#### Data shown ####

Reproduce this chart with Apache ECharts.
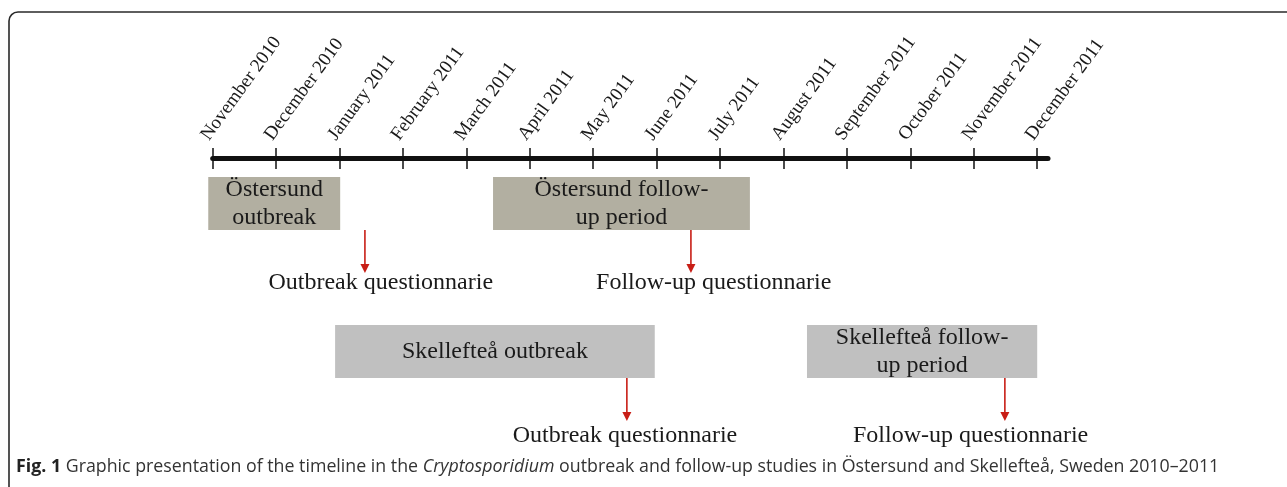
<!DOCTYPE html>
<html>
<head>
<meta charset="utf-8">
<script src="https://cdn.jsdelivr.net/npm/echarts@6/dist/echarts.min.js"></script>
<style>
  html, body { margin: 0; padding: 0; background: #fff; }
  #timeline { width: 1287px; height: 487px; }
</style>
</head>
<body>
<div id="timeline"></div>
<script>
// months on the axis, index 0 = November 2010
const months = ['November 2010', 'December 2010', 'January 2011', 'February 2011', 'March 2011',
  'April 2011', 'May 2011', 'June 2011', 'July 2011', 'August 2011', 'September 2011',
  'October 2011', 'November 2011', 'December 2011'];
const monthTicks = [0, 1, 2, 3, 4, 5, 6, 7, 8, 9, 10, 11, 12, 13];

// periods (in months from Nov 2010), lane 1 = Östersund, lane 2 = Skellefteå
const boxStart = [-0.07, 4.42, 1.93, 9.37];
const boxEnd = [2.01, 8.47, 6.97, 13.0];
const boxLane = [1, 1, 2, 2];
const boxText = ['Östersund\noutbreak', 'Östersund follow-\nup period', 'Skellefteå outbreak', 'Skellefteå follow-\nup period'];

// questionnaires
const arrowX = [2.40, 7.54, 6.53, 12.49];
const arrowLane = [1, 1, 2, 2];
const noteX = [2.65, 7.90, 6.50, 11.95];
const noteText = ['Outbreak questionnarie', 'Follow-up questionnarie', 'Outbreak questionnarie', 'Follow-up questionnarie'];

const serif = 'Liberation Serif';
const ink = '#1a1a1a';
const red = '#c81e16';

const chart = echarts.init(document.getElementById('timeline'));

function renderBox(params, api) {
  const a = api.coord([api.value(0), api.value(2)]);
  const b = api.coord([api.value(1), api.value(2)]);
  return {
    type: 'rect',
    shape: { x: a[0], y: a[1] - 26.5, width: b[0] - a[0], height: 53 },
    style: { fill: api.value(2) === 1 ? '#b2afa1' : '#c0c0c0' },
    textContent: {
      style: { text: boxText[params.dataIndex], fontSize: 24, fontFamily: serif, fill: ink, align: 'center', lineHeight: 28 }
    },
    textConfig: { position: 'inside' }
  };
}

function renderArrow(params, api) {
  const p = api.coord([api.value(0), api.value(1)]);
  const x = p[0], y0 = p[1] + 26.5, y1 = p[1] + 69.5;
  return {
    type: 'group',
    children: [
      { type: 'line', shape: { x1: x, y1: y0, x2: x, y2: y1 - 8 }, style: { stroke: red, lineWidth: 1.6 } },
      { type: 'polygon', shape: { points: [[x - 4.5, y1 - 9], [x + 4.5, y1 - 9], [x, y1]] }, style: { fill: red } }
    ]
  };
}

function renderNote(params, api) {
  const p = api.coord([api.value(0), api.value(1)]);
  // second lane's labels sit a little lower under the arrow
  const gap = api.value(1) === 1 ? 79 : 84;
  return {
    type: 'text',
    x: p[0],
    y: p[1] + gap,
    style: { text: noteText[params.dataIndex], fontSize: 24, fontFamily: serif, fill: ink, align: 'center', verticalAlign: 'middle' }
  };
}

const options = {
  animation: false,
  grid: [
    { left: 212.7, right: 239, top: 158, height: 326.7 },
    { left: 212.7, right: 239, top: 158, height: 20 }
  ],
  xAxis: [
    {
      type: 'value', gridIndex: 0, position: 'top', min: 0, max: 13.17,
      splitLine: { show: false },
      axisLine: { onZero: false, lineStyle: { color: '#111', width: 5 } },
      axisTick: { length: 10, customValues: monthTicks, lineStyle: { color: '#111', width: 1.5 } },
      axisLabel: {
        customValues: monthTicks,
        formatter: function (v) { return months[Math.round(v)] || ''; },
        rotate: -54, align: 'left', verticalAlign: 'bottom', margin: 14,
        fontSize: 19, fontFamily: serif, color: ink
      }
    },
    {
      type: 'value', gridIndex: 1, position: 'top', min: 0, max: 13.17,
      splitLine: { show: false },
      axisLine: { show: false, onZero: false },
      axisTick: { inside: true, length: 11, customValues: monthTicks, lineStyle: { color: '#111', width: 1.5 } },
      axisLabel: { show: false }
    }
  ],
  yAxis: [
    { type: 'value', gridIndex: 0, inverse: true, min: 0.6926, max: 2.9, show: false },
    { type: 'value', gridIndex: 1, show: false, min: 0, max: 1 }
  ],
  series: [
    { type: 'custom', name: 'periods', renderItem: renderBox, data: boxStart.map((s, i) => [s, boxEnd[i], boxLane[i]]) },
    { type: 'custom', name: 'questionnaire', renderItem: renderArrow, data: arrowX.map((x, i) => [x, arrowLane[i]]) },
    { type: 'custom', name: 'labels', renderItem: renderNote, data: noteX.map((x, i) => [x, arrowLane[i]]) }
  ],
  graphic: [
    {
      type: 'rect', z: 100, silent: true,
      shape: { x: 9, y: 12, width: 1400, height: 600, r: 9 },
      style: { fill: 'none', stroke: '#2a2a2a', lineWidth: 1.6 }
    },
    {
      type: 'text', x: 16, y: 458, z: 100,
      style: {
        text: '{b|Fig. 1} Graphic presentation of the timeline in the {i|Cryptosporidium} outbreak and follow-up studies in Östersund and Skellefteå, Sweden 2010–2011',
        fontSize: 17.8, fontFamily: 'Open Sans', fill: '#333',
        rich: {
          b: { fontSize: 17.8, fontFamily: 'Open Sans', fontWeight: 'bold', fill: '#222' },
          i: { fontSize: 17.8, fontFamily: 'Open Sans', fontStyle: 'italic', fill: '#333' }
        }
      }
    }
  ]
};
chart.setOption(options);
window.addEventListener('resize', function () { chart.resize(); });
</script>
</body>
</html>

####

▶ Problem details: Leave the pictures out and output the rest of the listing exactly.

▶ Exercise result:
Reproduce this chart with Apache ECharts.
<!DOCTYPE html>
<html>
<head>
<meta charset="utf-8">
<script src="https://cdn.jsdelivr.net/npm/echarts@6/dist/echarts.min.js"></script>
<style>
  html, body { margin: 0; padding: 0; background: #fff; }
  #timeline { width: 1287px; height: 487px; }
</style>
</head>
<body>
<div id="timeline"></div>
<script>
// months on the axis, index 0 = November 2010
const months = ['November 2010', 'December 2010', 'January 2011', 'February 2011', 'March 2011',
  'April 2011', 'May 2011', 'June 2011', 'July 2011', 'August 2011', 'September 2011',
  'October 2011', 'November 2011', 'December 2011'];
const monthTicks = [0, 1, 2, 3, 4, 5, 6, 7, 8, 9, 10, 11, 12, 13];

// periods (in months from Nov 2010), lane 1 = Östersund, lane 2 = Skellefteå
const boxStart = [-0.07, 4.42, 1.93, 9.37];
const boxEnd = [2.01, 8.47, 6.97, 13.0];
const boxLane = [1, 1, 2, 2];
const boxText = ['Östersund\noutbreak', 'Östersund follow-\nup period', 'Skellefteå outbreak', 'Skellefteå follow-\nup period'];

// questionnaires
const arrowX = [2.40, 7.54, 6.53, 12.49];
const arrowLane = [1, 1, 2, 2];
const noteX = [2.65, 7.90, 6.50, 11.95];
const noteText = ['Outbreak questionnarie', 'Follow-up questionnarie', 'Outbreak questionnarie', 'Follow-up questionnarie'];

const serif = 'Liberation Serif';
const ink = '#1a1a1a';
const red = '#c81e16';

const chart = echarts.init(document.getElementById('timeline'));

function renderBox(params, api) {
  const a = api.coord([api.value(0), api.value(2)]);
  const b = api.coord([api.value(1), api.value(2)]);
  return {
    type: 'rect',
    shape: { x: a[0], y: a[1] - 26.5, width: b[0] - a[0], height: 53 },
    style: { fill: api.value(2) === 1 ? '#b2afa1' : '#c0c0c0' },
    textContent: {
      style: { text: boxText[params.dataIndex], fontSize: 24, fontFamily: serif, fill: ink, align: 'center', lineHeight: 28 }
    },
    textConfig: { position: 'inside' }
  };
}

function renderArrow(params, api) {
  const p = api.coord([api.value(0), api.value(1)]);
  const x = p[0], y0 = p[1] + 26.5, y1 = p[1] + 69.5;
  return {
    type: 'group',
    children: [
      { type: 'line', shape: { x1: x, y1: y0, x2: x, y2: y1 - 8 }, style: { stroke: red, lineWidth: 1.6 } },
      { type: 'polygon', shape: { points: [[x - 4.5, y1 - 9], [x + 4.5, y1 - 9], [x, y1]] }, style: { fill: red } }
    ]
  };
}

function renderNote(params, api) {
  const p = api.coord([api.value(0), api.value(1)]);
  // second lane's labels sit a little lower under the arrow
  const gap = api.value(1) === 1 ? 79 : 84;
  return {
    type: 'text',
    x: p[0],
    y: p[1] + gap,
    style: { text: noteText[params.dataIndex], fontSize: 24, fontFamily: serif, fill: ink, align: 'center', verticalAlign: 'middle' }
  };
}

const options = {
  animation: false,
  grid: [
    { left: 212.7, right: 239, top: 158, height: 326.7 },
    { left: 212.7, right: 239, top: 158, height: 20 }
  ],
  xAxis: [
    {
      type: 'value', gridIndex: 0, position: 'top', min: 0, max: 13.17,
      splitLine: { show: false },
      axisLine: { onZero: false, lineStyle: { color: '#111', width: 5 } },
      axisTick: { length: 10, customValues: monthTicks, lineStyle: { color: '#111', width: 1.5 } },
      axisLabel: {
        customValues: monthTicks,
        formatter: function (v) { return months[Math.round(v)] || ''; },
        rotate: -54, align: 'left', verticalAlign: 'bottom', margin: 14,
        fontSize: 19, fontFamily: serif, color: ink
      }
    },
    {
      type: 'value', gridIndex: 1, position: 'top', min: 0, max: 13.17,
      splitLine: { show: false },
      axisLine: { show: false, onZero: false },
      axisTick: { inside: true, length: 11, customValues: monthTicks, lineStyle: { color: '#111', width: 1.5 } },
      axisLabel: { show: false }
    }
  ],
  yAxis: [
    { type: 'value', gridIndex: 0, inverse: true, min: 0.6926, max: 2.9, show: false },
    { type: 'value', gridIndex: 1, show: false, min: 0, max: 1 }
  ],
  series: [
    { type: 'custom', name: 'periods', renderItem: renderBox, data: boxStart.map((s, i) => [s, boxEnd[i], boxLane[i]]) },
    { type: 'custom', name: 'questionnaire', renderItem: renderArrow, data: arrowX.map((x, i) => [x, arrowLane[i]]) },
    { type: 'custom', name: 'labels', renderItem: renderNote, data: noteX.map((x, i) => [x, arrowLane[i]]) }
  ],
  graphic: [
    {
      type: 'rect', z: 100, silent: true,
      shape: { x: 9, y: 12, width: 1400, height: 600, r: 9 },
      style: { fill: 'none', stroke: '#2a2a2a', lineWidth: 1.6 }
    },
    {
      type: 'text', x: 16, y: 458, z: 100,
      style: {
        text: '{b|Fig. 1} Graphic presentation of the timeline in the {i|Cryptosporidium} outbreak and follow-up studies in Östersund and Skellefteå, Sweden 2010–2011',
        fontSize: 17.8, fontFamily: 'Open Sans', fill: '#333',
        rich: {
          b: { fontSize: 17.8, fontFamily: 'Open Sans', fontWeight: 'bold', fill: '#222' },
          i: { fontSize: 17.8, fontFamily: 'Open Sans', fontStyle: 'italic', fill: '#333' }
        }
      }
    }
  ]
};
chart.setOption(options);
window.addEventListener('resize', function () { chart.resize(); });
</script>
</body>
</html>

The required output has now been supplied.